Aufsichtsratsvorsitzender: Ablöse rein sachlich

Der Aufsichtsratsvorsitzende der Wiener Zeitung, Rudolf Bohmann, hat Kritik an der Ablöse von Unterberger zurückgewiesen. Der Vorgang habe "rein sachliche Gründe" und sei "politisch nicht motiviert", sagte.

Unterbergers Vertrag wäre nur dann automatisch um weitere 5 Jahre verlängert worden, wenn er nicht 6 Monate vor Ablauf des alten Vertrages (April 2010) aufgelöst worden wäre, so Bohmann. Nach Absprache der Geschäftsführung mit dem Aufsichtsrat und dem Herausgeber (das Bundeskanzleramt) sei von dieser vorzeitigen Auflösung nun Gebrauch gemacht worden.

Grund dafür sei, dass man die "300 Jahre alte Zeitung" nun neu aufstellen wolle, sagte der Aufsichtsratsvorsitzende. "Dazu braucht es einen jüngeren Kollegen". Es müsse nun beispielsweise in elektronische Medien investiert werden.

Finanziell vom Amtsblatt abhängig

Ökonomisch ist das – nach wie vor personell aufgeblähte – Blatt allerdings nahezu vollständig von den Zwangsinsertionen des "Amtsblatts“ abhängig. Dieses versucht man auf EU-Ebene schon länger in digitaler Form zu etablieren.
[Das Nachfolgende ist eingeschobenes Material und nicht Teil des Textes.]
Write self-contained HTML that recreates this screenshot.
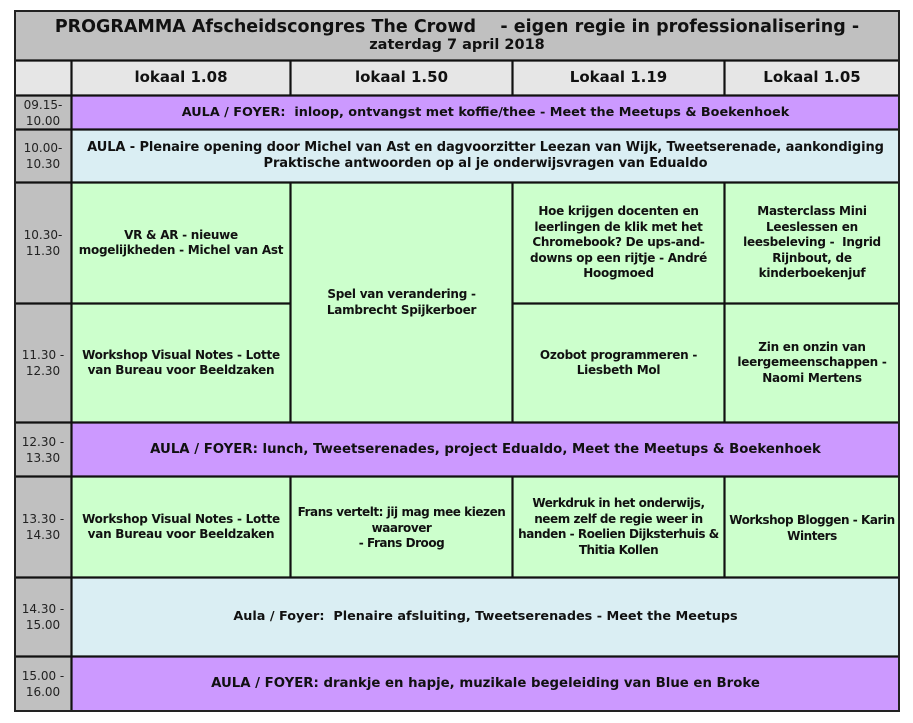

Gegen diese "Verwaltungsreform“ – damit würden sich Österreichs größere Unternehmen knapp 20 Mio. Euro ersparen – haben Wiener Zeitung und Kanzleramt dieses Jahr aber ein intensives Lobbying betrieben: Gemeinsam mit den Franzosen gelang es, die verpflichtende Umstellung auf ein digitales Amtsblatt um einige Jahre hinauszuzögern.

Böse Zungen sagen: Österreich leistet sich weiterhin eine teure und über weite Strecken entbehrliche Druckmaschine und sträubt sich auch hier gegen jede noch so kleine Verwaltungsreform. Die sogenannte Qualitätszeitung erreicht jedenfalls unter der Woche schätzungsweise gerade einmal 15.000 Abonnenten. Zu offiziellen Zahlen lässt sich die Staatszeitung aber nicht herab.